(Figure scripts)
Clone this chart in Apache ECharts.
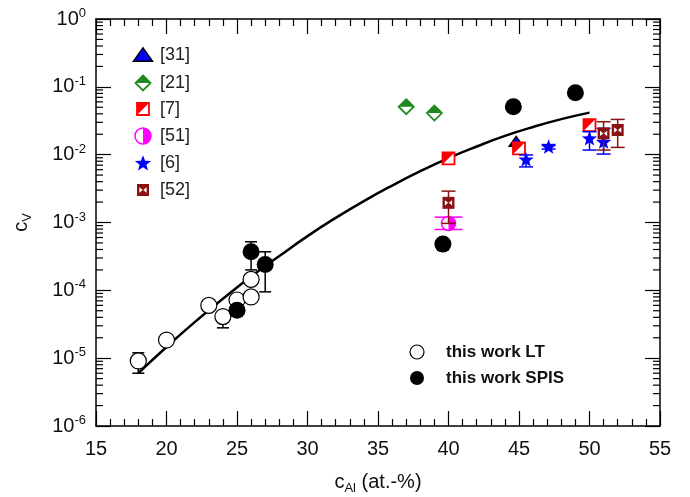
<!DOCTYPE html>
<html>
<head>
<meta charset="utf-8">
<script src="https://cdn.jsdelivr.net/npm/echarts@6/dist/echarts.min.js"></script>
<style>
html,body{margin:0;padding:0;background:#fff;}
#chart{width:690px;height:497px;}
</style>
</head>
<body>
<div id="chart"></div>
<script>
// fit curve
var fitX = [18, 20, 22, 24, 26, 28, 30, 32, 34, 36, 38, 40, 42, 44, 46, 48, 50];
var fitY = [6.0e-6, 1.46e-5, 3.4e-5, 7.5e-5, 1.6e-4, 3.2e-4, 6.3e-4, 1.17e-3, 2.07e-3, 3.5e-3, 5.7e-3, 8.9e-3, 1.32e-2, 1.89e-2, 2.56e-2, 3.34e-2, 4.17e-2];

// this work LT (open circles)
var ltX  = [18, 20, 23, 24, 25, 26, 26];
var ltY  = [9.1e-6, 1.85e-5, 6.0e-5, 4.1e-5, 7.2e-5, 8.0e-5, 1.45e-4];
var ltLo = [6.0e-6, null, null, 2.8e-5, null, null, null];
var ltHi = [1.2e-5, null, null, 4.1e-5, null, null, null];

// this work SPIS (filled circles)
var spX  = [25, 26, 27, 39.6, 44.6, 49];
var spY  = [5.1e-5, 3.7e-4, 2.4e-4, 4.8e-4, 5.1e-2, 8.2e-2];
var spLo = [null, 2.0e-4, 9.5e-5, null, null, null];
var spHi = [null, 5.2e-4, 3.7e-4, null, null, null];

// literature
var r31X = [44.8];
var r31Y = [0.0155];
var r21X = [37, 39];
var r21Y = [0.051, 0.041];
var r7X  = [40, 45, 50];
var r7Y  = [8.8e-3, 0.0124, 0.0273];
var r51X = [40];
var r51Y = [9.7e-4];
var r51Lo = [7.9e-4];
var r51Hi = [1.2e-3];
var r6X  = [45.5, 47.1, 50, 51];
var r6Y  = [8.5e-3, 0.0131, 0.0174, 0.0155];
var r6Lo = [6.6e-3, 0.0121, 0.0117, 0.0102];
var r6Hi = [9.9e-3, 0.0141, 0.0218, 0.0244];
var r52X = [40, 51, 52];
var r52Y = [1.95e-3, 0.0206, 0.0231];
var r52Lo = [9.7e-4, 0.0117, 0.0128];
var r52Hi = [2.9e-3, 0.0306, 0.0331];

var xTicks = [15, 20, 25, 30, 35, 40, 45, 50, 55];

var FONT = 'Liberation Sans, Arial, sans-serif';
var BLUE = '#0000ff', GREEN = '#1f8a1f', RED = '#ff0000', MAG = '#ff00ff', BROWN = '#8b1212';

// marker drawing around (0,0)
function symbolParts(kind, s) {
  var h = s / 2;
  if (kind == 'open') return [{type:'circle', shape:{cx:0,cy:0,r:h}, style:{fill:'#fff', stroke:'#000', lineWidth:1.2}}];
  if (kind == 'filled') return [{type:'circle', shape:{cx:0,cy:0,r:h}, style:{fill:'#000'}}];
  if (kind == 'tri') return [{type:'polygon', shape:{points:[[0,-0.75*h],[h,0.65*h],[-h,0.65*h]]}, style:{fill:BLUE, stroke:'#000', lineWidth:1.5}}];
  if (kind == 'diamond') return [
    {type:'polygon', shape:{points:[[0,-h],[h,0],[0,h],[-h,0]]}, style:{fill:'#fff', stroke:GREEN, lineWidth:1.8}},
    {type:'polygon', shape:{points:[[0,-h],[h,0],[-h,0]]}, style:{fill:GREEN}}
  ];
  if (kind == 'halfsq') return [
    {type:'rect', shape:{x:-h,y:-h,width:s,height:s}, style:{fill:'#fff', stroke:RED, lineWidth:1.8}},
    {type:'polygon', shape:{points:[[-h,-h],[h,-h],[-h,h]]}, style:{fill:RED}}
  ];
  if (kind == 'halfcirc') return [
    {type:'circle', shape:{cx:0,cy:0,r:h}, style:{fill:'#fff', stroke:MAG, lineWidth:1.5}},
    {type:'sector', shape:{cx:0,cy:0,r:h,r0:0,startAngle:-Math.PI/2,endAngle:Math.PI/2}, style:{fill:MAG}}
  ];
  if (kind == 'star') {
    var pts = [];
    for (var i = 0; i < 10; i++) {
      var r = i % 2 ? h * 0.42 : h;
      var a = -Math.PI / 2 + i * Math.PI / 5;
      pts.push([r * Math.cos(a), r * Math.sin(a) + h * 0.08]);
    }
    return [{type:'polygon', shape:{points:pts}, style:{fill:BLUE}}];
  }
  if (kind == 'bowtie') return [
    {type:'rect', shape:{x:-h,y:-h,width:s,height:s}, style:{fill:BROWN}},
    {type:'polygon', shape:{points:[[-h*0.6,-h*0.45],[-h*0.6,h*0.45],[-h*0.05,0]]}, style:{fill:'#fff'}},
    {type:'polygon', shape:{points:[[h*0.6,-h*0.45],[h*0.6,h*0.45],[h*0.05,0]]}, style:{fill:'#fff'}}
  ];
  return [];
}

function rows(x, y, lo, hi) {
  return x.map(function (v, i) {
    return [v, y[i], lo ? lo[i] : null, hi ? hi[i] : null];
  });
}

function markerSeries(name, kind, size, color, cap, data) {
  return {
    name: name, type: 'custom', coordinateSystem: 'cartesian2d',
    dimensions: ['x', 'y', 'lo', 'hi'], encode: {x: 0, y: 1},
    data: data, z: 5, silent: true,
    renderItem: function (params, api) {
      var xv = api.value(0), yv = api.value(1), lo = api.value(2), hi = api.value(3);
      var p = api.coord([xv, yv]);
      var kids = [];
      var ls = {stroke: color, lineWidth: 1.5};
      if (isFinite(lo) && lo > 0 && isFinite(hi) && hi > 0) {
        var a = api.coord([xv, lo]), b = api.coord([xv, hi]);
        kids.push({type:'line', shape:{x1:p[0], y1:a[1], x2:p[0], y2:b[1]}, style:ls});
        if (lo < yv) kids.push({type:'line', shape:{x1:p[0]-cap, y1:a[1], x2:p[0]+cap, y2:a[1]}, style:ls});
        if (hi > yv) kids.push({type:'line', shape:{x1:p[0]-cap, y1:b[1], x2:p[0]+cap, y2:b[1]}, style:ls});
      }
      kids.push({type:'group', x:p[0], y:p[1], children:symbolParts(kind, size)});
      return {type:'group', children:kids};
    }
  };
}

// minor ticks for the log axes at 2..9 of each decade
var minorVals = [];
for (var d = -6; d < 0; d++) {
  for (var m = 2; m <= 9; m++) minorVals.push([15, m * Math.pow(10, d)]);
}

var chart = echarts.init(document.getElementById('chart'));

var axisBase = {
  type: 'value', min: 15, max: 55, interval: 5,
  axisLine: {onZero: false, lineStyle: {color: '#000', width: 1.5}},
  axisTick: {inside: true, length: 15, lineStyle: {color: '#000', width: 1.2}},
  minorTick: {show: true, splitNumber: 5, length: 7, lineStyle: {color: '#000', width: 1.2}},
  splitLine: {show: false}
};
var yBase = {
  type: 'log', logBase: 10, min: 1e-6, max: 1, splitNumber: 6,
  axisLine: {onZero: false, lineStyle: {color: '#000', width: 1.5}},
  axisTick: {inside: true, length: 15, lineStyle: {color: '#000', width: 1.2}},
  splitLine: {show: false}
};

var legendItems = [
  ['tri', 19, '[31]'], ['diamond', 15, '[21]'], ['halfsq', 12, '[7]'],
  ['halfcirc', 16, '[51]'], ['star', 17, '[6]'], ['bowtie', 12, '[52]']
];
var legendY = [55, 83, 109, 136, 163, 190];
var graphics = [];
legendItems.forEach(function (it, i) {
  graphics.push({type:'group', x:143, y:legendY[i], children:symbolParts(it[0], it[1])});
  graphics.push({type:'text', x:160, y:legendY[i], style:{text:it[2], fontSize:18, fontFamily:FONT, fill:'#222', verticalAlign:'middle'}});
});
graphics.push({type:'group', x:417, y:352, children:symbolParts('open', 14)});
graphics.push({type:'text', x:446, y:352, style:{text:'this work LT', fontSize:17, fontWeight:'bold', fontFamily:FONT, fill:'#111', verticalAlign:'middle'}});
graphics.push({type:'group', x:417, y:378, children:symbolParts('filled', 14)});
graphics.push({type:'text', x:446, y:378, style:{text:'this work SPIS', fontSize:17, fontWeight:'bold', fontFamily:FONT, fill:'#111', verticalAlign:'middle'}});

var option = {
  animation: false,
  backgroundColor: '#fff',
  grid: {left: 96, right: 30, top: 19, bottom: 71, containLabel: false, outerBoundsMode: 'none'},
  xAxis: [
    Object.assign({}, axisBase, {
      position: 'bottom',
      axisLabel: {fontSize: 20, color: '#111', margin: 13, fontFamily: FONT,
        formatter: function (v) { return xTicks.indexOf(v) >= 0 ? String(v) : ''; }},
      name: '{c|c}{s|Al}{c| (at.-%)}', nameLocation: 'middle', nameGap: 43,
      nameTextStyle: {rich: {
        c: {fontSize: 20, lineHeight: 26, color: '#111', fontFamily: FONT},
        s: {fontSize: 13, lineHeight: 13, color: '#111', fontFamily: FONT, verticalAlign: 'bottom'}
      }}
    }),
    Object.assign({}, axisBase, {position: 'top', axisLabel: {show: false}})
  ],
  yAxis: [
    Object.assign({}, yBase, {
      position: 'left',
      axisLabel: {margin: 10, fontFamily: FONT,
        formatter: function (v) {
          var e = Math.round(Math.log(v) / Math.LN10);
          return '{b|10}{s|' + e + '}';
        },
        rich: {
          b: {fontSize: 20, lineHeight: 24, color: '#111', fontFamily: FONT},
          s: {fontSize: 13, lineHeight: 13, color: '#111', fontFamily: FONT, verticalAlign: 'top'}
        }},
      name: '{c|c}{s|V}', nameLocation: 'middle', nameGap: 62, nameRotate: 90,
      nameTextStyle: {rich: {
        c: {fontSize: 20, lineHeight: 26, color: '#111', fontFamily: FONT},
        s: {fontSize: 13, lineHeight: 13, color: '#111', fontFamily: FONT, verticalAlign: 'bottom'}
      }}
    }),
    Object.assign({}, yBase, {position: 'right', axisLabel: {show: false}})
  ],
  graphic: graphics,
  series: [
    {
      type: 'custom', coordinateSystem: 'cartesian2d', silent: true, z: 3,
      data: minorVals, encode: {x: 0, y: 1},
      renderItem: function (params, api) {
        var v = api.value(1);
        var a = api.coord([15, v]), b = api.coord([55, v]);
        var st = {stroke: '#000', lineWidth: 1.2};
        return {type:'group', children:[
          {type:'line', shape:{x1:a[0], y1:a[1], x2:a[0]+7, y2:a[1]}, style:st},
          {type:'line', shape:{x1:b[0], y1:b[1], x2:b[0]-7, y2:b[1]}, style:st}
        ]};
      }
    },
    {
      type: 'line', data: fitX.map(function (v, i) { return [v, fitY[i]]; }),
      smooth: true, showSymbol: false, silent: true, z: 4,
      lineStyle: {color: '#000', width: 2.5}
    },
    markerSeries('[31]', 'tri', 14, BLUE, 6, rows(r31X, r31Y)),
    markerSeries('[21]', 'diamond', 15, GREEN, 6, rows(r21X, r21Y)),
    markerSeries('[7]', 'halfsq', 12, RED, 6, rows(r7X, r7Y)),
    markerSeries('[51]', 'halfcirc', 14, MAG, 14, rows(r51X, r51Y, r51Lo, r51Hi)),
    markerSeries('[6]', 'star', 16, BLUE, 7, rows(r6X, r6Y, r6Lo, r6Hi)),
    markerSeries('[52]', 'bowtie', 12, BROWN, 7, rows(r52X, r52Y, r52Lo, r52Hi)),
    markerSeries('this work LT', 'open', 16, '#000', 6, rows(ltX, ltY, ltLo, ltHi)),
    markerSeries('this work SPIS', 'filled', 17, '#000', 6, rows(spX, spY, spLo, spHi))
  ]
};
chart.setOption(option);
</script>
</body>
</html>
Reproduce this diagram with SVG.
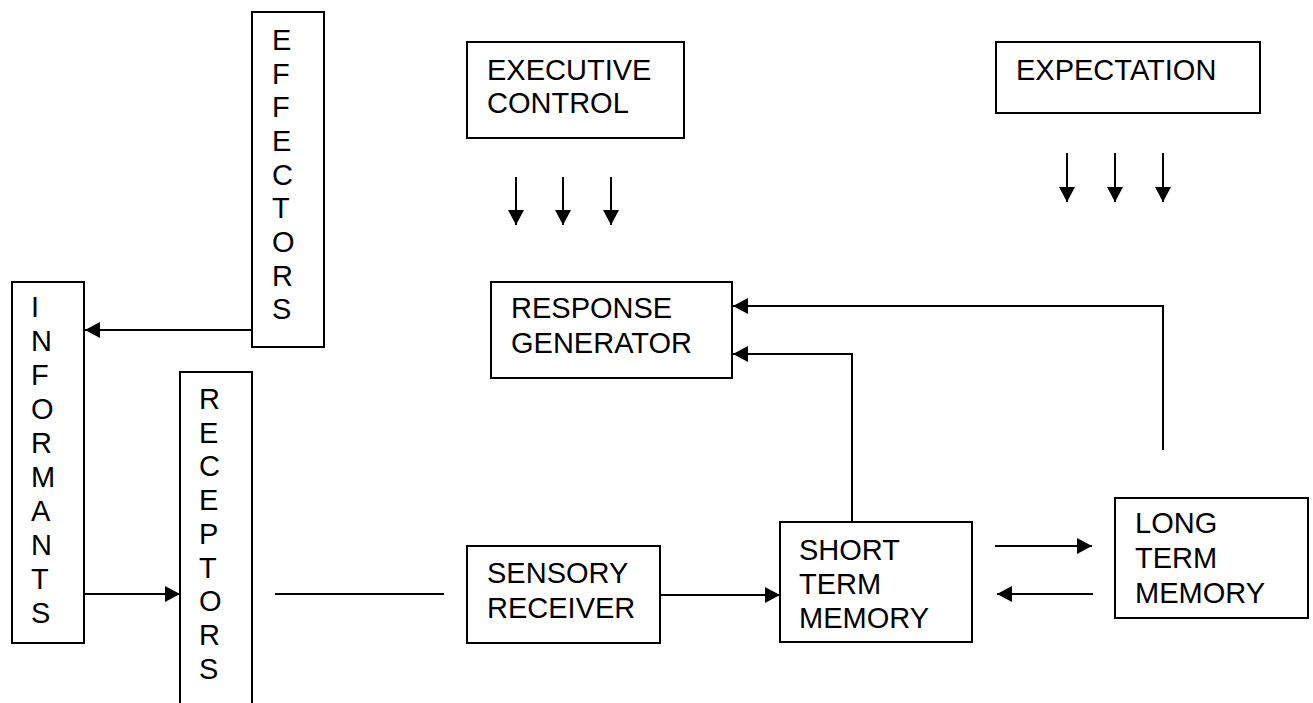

◆ Problem
Count the lines that hold the string "this", and reply with that number alone.

◆ Full solution
8